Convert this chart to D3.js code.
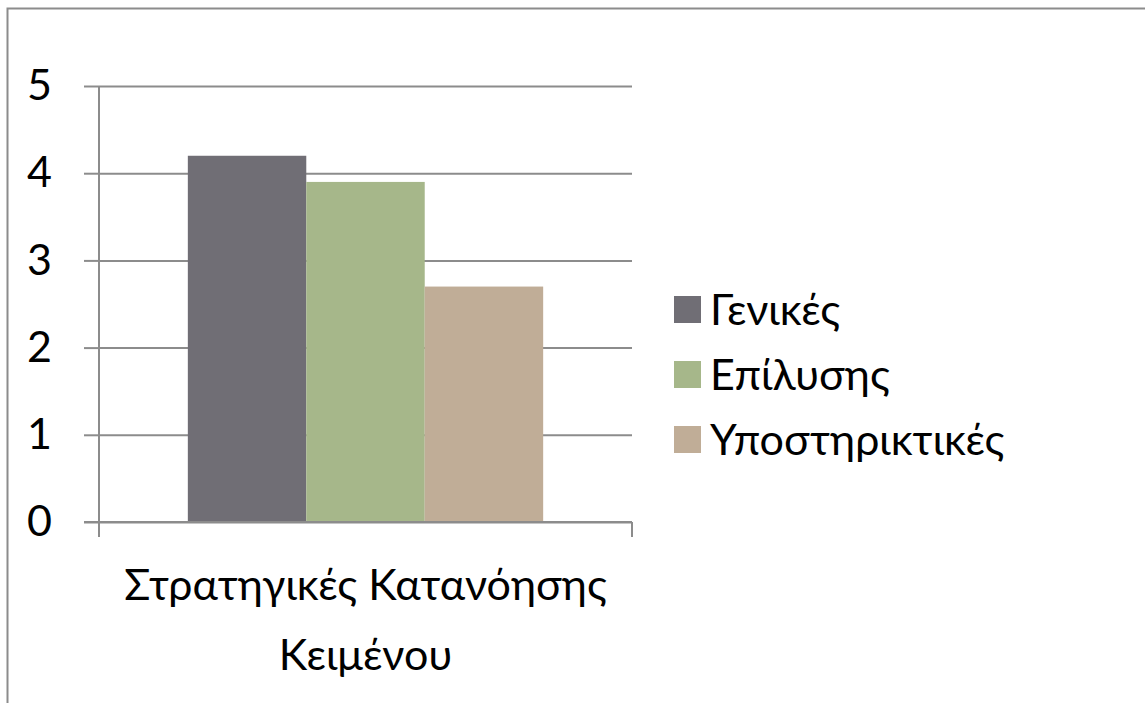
<!DOCTYPE html>
<html>
<head>
<meta charset="utf-8">
<script src="https://cdn.jsdelivr.net/npm/d3@7"></script>
<style>
body{margin:0;background:#fff;}
text{font-family:Lato,"Open Sans",sans-serif;fill:#000;}
</style>
</head>
<body>
<svg width="1145" height="703"></svg>
<script>
// chart data
var categories = ['Στρατηγικές Κατανόησης Κειμένου'];
var series = ['Γενικές', 'Επίλυσης', 'Υποστηρικτικές'];
var values = [4.2, 3.9, 2.7];
var colors = ['#706e75', '#a6b78a', '#c0ad97'];
var yTicks = [0, 1, 2, 3, 4, 5];

var svg = d3.select('svg');
var fs = '43px';

// outer frame (right / bottom edges fall off the picture)
svg.append('rect').attr('x', 7.5).attr('y', 8.5).attr('width', 1200).attr('height', 760)
  .attr('fill', 'none').attr('stroke', '#8c8c8c').attr('stroke-width', 2);

var pLeft = 99, pRight = 632, pTop = 86, pBottom = 522;

var y = d3.scaleLinear().domain([0, 5]).range([pBottom, pTop]);
var x0 = d3.scaleBand().domain(categories).range([pLeft, pRight]);
// excel gap width 150% -> 0.75 bar width on each side
var gap = x0.bandwidth() * 0.75 / 4.5;
var x1 = d3.scaleBand().domain(series).range([gap, x0.bandwidth() - gap]);

// gridlines
var grid = d3.axisLeft(y).tickValues(yTicks).tickSize(-(pRight - pLeft)).tickFormat('');
svg.append('g').attr('transform', 'translate(' + pLeft + ',0)').call(grid)
  .call(function(g){ g.select('.domain').remove(); })
  .selectAll('line').attr('stroke', '#8c8c8c').attr('stroke-width', 2);

// y axis with outside ticks
var yAxis = d3.axisLeft(y).tickValues(yTicks).tickSize(15).tickPadding(32).tickFormat(d3.format('d'));
var ya = svg.append('g').attr('transform', 'translate(' + pLeft + ',0)').call(yAxis);
ya.select('.domain').remove();
ya.selectAll('line').attr('stroke', '#8c8c8c').attr('stroke-width', 2);
ya.selectAll('text').style('font-size', fs).attr('font-family', 'Lato,"Open Sans",sans-serif').attr('fill', '#000');
svg.append('line').attr('x1', pLeft).attr('x2', pLeft).attr('y1', pTop).attr('y2', pBottom + 15)
  .attr('stroke', '#8c8c8c').attr('stroke-width', 2);

// bars
svg.append('g').selectAll('rect').data(values).join('rect')
  .attr('x', function(d, i){ return x0(categories[0]) + x1(series[i]); })
  .attr('y', function(d){ return y(d); })
  .attr('width', x1.bandwidth())
  .attr('height', function(d){ return y(0) - y(d); })
  .attr('fill', function(d, i){ return colors[i]; });

// x axis baseline + ticks at category edges
var xa = svg.append('g');
xa.append('line').attr('x1', pLeft - 15).attr('x2', pRight).attr('y1', pBottom).attr('y2', pBottom)
  .attr('stroke', '#8c8c8c').attr('stroke-width', 2);
xa.append('line').attr('x1', pRight).attr('x2', pRight).attr('y1', pBottom).attr('y2', pBottom + 15)
  .attr('stroke', '#8c8c8c').attr('stroke-width', 2);

// category label on two lines
var cx = x0(categories[0]) + x0.bandwidth() / 2;
var lab = svg.append('text').attr('x', cx).attr('y', 600).attr('text-anchor', 'middle').style('font-size', fs);
lab.append('tspan').attr('x', cx).text('Στρατηγικές Κατανόησης');
lab.append('tspan').attr('x', cx).attr('dy', 70).text('Κειμένου');

// legend
var lg = svg.append('g').selectAll('g').data(series).join('g')
  .attr('transform', function(d, i){ return 'translate(674,' + (296 + i * 65) + ')'; });
lg.append('rect').attr('width', 27).attr('height', 27).attr('fill', function(d, i){ return colors[i]; });
lg.append('text').attr('x', 36).attr('y', 14).attr('dy', '0.35em').style('font-size', fs).text(function(d){ return d; });
</script>
</body>
</html>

□ □ □

** Problem **
Identify each line holding the string "chart", and copy it out.

** Complete response **
Convert this chart to D3.js code.
// chart data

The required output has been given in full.